Records to process –

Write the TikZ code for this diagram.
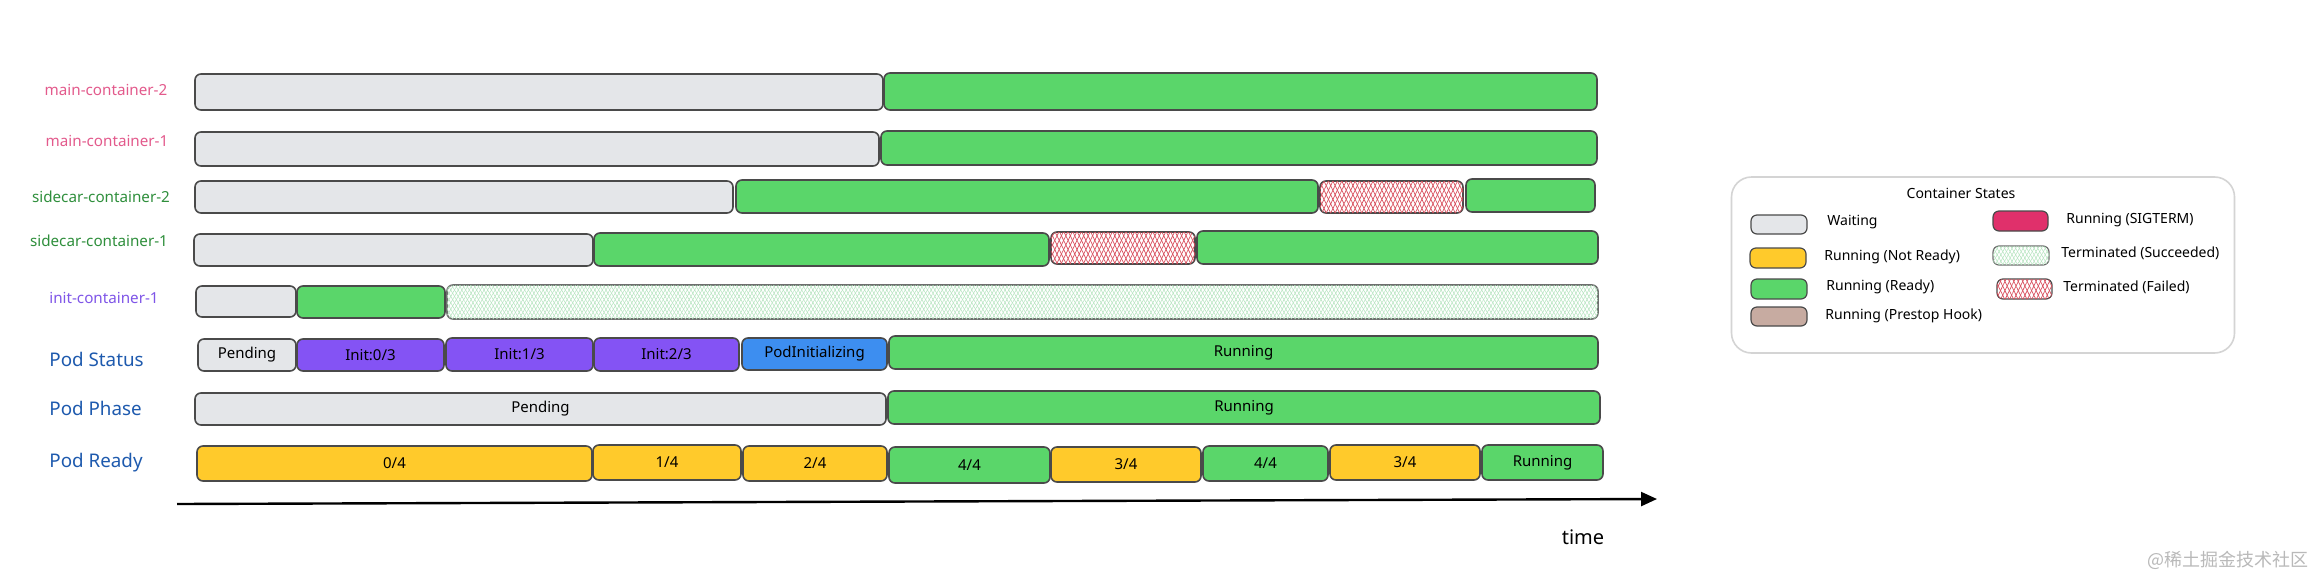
...
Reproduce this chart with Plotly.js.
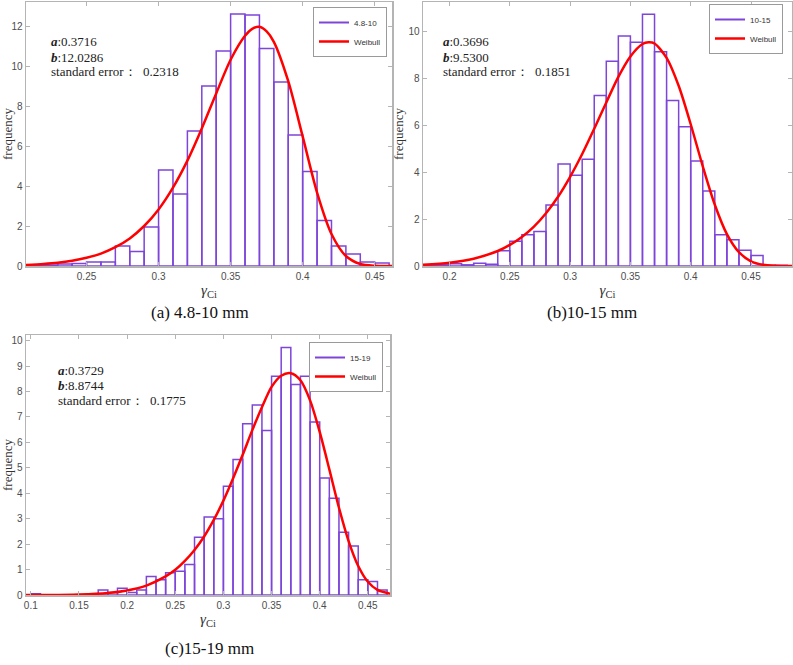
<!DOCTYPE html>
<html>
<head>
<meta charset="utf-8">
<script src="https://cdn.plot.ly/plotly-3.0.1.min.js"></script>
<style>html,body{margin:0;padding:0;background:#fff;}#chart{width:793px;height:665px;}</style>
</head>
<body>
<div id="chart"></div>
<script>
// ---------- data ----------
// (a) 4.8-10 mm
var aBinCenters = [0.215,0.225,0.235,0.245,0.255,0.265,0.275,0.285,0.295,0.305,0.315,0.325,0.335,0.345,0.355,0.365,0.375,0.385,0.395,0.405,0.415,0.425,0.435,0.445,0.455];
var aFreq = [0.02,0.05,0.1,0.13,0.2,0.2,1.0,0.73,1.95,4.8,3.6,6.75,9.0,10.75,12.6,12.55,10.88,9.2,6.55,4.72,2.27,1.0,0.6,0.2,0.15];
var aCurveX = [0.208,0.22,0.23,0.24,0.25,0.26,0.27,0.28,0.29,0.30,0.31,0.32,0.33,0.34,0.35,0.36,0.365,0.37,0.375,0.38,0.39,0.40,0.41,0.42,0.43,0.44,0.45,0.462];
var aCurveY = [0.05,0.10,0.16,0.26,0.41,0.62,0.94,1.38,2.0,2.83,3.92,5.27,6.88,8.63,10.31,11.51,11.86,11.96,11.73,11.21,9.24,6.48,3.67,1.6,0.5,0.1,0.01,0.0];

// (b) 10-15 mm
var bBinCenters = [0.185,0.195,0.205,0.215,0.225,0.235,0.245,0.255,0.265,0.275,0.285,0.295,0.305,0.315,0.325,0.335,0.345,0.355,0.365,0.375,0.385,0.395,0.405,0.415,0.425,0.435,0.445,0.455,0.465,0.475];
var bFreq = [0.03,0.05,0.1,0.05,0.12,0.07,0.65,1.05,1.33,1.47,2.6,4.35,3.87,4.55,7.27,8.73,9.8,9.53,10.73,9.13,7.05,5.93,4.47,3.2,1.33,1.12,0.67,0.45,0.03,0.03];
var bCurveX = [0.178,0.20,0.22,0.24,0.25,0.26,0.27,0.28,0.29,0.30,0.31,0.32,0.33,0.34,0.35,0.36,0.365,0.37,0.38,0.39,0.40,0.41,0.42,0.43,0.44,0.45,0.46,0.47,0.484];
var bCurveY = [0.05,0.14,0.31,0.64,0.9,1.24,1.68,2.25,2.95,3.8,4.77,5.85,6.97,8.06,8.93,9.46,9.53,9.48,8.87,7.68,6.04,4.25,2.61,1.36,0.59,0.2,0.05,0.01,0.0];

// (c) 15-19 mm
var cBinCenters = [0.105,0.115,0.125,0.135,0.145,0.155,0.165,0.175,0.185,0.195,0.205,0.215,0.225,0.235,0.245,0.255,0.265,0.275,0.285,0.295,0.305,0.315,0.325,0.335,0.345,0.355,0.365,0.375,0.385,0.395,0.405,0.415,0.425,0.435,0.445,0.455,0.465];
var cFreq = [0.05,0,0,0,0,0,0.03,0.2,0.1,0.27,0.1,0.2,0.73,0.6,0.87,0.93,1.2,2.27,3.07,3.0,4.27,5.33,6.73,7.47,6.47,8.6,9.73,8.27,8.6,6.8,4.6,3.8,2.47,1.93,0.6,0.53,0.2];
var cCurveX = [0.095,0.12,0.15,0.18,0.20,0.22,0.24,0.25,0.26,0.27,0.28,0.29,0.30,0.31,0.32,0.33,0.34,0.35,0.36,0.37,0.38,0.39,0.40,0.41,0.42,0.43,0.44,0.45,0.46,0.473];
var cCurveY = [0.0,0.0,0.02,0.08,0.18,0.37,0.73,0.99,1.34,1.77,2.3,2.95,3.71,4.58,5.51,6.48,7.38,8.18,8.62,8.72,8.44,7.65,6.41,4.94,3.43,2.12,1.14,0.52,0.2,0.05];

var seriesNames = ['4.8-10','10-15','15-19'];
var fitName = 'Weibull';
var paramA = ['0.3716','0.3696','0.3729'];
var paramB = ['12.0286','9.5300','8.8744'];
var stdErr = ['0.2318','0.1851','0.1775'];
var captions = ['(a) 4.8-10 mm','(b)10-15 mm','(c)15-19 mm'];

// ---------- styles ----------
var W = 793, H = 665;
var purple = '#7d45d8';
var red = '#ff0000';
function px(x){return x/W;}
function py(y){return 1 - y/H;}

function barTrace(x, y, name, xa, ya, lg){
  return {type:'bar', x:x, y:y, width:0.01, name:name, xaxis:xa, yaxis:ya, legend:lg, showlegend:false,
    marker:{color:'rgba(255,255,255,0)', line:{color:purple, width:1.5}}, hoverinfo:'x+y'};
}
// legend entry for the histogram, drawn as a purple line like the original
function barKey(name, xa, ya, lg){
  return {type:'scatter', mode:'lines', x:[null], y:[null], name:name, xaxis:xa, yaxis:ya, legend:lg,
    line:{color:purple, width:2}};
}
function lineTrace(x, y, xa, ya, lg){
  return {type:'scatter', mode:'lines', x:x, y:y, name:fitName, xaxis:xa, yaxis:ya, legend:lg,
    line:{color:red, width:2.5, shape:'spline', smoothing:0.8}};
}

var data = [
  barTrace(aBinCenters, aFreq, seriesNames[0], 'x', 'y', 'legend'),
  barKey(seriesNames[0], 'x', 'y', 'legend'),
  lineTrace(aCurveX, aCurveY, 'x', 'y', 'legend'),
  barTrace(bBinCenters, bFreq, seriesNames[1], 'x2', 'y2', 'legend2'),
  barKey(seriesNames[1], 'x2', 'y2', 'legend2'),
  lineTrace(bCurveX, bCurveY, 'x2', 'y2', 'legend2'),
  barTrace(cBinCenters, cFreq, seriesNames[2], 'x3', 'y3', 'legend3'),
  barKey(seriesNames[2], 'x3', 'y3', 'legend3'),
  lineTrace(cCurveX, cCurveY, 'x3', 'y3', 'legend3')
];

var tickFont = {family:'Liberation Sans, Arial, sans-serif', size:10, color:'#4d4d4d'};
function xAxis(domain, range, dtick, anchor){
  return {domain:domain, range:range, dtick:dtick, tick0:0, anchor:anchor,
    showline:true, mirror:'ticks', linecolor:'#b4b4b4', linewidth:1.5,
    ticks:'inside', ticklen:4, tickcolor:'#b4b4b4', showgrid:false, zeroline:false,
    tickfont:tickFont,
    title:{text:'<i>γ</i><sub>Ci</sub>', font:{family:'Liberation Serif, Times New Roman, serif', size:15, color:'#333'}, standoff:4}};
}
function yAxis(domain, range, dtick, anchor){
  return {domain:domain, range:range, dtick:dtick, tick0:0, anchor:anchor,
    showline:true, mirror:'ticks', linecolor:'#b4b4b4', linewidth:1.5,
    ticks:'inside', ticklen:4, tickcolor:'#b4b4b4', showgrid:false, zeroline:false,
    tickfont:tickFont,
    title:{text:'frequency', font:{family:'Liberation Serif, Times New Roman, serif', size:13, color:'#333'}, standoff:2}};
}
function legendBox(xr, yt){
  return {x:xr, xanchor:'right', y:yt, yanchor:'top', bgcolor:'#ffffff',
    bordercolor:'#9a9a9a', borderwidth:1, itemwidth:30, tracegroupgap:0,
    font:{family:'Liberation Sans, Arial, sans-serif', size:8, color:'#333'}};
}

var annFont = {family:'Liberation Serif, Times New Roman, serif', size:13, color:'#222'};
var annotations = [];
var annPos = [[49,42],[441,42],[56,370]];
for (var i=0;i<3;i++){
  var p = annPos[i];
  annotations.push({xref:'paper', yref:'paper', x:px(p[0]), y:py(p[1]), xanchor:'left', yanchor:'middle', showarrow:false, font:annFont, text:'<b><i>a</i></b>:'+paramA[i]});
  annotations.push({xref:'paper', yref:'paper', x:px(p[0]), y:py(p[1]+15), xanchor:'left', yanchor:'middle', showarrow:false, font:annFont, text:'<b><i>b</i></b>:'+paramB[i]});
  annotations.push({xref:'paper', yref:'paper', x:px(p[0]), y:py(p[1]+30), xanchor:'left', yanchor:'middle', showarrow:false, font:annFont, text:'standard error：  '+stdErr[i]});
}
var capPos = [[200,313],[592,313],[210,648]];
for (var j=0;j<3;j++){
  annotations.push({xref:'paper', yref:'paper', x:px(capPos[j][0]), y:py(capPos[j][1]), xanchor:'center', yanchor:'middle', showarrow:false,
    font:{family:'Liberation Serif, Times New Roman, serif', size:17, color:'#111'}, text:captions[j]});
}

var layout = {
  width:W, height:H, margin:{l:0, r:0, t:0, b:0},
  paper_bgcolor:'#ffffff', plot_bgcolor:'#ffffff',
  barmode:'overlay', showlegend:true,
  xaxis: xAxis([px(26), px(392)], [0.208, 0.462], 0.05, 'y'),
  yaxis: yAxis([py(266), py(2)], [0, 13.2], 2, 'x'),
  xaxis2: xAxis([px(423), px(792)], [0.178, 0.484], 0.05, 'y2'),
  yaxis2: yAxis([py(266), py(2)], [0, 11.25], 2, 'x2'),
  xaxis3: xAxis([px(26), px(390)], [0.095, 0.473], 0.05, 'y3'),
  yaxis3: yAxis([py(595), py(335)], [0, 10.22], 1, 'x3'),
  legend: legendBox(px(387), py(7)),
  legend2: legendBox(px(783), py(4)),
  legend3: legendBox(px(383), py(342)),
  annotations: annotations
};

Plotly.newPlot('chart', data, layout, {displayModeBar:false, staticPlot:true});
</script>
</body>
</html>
* * *
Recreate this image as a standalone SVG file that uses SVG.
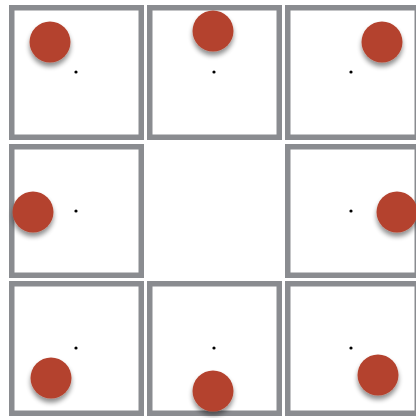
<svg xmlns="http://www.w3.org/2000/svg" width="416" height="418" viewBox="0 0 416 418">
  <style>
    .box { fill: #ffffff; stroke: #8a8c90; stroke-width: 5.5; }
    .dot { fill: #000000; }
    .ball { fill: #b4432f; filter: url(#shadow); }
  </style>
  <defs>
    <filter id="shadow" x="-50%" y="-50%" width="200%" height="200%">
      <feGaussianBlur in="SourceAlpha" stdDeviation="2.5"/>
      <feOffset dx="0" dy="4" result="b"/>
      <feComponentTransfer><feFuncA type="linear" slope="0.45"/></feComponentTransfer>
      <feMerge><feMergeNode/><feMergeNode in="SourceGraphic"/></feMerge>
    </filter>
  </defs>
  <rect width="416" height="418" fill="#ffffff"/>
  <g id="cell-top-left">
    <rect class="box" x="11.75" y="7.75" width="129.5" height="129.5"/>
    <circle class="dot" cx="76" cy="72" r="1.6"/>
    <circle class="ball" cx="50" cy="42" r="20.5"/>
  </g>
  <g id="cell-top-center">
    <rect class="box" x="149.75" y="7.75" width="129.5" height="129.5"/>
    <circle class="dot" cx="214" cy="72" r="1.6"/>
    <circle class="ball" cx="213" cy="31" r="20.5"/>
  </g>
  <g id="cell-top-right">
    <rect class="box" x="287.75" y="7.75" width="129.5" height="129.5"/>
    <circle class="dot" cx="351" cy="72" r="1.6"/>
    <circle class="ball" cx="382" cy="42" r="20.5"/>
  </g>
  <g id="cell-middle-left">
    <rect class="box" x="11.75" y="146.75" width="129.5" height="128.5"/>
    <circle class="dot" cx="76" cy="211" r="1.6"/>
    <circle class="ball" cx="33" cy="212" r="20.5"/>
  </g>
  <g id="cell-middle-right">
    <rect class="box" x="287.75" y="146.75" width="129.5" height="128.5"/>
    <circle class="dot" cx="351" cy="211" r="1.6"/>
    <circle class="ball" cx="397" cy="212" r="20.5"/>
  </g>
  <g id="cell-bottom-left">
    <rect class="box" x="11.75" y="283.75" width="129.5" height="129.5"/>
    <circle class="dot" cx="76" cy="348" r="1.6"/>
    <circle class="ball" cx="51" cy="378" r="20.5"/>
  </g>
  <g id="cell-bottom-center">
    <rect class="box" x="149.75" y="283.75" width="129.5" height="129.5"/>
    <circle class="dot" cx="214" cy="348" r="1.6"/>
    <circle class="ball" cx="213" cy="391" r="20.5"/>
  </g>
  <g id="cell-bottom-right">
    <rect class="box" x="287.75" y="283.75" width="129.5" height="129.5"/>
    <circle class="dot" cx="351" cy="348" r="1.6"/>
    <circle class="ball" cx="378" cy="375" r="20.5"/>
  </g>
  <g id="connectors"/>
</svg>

Request – Find the lines holding "this" and list every one.

Solution below –
Write the TikZ code for this diagram.
Reproduce this chart with Plotly.js.
Recreate this image as a standalone SVG file that uses SVG.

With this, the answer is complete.